What you should do -
Check each line of the listing below for the word "chart" and say how many lines have it. Nothing else should be written.

>> begin Data section

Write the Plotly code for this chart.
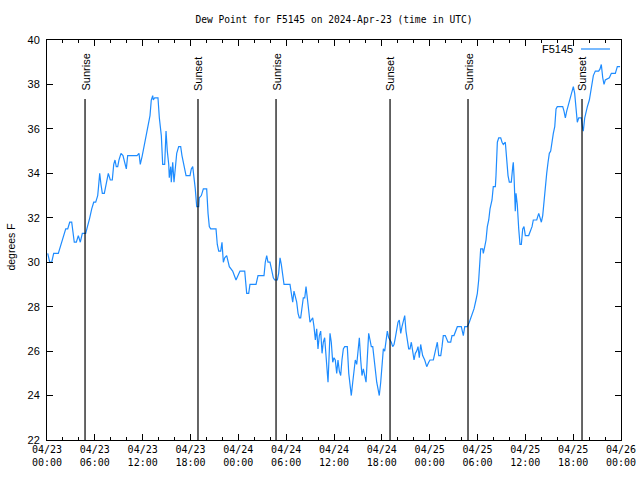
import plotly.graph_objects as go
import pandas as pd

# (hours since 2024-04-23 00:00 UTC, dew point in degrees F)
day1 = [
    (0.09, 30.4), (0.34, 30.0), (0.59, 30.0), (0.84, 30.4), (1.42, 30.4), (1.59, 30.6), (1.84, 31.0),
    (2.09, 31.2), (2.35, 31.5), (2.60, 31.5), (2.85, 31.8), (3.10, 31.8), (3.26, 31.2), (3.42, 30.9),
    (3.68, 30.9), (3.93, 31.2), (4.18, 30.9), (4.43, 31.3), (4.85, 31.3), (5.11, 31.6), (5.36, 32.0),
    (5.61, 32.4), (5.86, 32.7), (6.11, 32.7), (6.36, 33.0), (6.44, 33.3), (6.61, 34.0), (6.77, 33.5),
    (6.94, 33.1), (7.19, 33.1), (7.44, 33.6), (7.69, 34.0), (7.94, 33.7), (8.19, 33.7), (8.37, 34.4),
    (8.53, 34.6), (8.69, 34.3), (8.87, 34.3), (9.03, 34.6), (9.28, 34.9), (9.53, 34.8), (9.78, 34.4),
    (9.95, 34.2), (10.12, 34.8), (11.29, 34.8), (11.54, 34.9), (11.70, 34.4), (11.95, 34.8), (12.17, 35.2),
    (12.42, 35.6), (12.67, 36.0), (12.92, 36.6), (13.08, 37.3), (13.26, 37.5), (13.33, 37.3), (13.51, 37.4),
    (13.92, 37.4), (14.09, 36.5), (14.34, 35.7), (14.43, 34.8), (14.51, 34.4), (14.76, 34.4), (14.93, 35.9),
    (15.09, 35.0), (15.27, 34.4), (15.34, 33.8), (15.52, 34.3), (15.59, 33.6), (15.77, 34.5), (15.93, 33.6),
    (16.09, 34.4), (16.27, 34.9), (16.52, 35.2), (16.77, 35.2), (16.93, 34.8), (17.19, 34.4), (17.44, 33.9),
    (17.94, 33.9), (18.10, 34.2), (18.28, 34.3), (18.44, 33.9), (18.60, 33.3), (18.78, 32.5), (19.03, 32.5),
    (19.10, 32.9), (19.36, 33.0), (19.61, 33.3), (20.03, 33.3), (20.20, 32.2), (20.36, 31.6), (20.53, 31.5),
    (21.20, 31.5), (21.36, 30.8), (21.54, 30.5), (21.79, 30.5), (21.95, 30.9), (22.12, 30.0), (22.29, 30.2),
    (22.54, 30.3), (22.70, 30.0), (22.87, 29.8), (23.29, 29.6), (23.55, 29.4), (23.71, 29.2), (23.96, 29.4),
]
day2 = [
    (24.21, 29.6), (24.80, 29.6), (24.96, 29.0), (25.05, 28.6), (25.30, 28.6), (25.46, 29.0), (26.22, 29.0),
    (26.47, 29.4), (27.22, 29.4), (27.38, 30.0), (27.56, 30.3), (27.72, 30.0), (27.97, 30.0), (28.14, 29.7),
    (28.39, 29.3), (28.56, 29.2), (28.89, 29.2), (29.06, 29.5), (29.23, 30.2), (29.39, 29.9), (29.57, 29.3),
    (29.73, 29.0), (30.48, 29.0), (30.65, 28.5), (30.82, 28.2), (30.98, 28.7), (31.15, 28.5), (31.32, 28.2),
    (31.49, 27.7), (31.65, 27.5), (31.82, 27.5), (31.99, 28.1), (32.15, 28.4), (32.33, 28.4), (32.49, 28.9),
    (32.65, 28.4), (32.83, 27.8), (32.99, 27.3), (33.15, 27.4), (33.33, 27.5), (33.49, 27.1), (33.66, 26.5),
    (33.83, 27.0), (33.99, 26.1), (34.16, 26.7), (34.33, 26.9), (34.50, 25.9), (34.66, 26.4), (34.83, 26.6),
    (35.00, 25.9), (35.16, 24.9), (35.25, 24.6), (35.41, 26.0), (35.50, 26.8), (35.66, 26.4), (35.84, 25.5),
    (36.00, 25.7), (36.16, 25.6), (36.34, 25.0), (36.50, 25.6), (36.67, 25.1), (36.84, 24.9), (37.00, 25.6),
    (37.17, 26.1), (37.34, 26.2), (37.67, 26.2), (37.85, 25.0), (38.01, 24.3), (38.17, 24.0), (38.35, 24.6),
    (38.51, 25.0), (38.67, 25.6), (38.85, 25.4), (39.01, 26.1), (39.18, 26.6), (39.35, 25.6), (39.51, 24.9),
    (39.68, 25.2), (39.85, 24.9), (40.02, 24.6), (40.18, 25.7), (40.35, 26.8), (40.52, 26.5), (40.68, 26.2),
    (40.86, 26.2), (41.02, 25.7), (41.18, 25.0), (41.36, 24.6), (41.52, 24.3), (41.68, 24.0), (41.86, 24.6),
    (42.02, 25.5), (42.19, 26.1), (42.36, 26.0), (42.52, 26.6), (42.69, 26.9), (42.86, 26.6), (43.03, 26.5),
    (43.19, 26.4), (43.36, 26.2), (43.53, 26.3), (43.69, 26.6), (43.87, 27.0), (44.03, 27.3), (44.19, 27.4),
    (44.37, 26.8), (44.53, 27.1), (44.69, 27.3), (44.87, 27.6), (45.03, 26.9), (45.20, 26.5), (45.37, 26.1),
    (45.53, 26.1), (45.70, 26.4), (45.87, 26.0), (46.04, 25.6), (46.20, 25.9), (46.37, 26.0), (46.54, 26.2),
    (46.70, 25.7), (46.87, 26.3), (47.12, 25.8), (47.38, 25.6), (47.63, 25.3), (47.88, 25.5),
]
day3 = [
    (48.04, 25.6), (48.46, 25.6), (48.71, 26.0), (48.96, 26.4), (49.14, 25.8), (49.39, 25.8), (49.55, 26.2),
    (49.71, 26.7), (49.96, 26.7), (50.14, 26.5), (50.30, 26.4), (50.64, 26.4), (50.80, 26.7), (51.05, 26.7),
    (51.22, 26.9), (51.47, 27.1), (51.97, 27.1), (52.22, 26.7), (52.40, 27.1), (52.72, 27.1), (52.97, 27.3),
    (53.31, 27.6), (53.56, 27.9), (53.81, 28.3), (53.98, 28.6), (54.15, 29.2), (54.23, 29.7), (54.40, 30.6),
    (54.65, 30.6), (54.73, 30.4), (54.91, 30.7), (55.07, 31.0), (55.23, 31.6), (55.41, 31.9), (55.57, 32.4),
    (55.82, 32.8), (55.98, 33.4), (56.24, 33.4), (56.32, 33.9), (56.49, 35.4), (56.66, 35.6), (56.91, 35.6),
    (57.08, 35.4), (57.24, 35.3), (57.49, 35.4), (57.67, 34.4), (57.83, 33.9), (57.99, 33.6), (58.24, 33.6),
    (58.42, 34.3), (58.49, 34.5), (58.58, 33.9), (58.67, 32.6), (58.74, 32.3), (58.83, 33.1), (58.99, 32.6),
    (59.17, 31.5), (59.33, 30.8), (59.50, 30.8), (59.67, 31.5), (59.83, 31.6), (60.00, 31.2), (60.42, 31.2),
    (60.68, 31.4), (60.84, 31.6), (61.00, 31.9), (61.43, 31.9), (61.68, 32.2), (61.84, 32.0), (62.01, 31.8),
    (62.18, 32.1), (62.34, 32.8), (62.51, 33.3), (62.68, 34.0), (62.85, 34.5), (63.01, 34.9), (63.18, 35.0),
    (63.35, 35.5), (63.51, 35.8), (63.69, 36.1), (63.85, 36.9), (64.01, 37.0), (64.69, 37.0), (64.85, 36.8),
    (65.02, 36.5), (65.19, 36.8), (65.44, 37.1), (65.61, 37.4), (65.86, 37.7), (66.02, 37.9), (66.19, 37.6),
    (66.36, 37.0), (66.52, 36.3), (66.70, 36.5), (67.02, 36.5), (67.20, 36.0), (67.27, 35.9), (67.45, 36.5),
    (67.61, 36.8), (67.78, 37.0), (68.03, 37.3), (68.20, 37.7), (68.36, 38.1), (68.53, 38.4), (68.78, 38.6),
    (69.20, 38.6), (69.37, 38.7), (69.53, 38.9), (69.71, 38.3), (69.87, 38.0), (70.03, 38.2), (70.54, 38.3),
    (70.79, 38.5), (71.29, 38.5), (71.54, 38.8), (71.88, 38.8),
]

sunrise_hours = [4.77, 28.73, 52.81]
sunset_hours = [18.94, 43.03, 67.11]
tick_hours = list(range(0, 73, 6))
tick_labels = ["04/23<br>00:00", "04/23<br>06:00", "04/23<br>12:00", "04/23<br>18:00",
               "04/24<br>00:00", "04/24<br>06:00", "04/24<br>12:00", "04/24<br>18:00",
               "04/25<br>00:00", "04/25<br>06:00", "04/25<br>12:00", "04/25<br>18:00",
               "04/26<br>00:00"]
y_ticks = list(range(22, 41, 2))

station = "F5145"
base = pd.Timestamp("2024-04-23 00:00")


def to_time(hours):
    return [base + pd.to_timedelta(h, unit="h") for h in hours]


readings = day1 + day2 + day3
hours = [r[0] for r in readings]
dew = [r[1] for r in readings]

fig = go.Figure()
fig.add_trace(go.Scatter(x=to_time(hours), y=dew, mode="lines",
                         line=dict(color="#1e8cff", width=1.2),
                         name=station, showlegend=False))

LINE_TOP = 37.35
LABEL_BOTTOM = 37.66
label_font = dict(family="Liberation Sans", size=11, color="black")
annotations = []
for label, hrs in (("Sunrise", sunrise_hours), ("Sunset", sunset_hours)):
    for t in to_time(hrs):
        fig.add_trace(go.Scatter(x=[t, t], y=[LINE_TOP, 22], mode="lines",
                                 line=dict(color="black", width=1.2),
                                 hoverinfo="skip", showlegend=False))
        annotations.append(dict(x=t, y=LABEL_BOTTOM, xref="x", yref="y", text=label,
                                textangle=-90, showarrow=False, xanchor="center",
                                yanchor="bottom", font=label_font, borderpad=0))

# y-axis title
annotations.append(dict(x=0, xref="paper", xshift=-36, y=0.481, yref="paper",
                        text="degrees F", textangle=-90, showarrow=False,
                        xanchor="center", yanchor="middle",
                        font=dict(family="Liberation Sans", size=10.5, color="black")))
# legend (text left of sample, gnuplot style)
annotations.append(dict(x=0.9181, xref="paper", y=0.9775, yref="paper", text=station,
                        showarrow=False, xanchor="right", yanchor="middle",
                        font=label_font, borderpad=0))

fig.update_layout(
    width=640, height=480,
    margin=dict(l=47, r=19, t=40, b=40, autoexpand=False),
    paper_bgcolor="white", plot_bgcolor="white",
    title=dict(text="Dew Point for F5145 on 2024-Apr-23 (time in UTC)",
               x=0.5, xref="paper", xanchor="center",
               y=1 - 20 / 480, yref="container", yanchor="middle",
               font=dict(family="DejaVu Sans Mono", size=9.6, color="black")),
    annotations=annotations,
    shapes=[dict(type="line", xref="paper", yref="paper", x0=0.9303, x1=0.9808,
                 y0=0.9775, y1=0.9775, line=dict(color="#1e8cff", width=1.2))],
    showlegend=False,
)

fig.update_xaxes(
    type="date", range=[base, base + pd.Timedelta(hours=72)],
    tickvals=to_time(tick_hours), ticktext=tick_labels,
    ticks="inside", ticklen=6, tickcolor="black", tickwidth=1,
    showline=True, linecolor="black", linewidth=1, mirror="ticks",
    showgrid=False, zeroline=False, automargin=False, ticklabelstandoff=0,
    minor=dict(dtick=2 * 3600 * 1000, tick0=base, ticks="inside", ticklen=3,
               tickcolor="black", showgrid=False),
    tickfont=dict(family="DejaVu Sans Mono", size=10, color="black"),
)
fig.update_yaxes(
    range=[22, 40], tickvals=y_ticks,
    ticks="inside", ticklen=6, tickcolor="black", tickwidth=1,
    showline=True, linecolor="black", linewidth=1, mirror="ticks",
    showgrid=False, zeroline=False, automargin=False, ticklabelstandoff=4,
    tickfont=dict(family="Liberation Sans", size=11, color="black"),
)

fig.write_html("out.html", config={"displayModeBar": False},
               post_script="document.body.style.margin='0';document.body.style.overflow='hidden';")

>> end Data section

Answer for the task -
1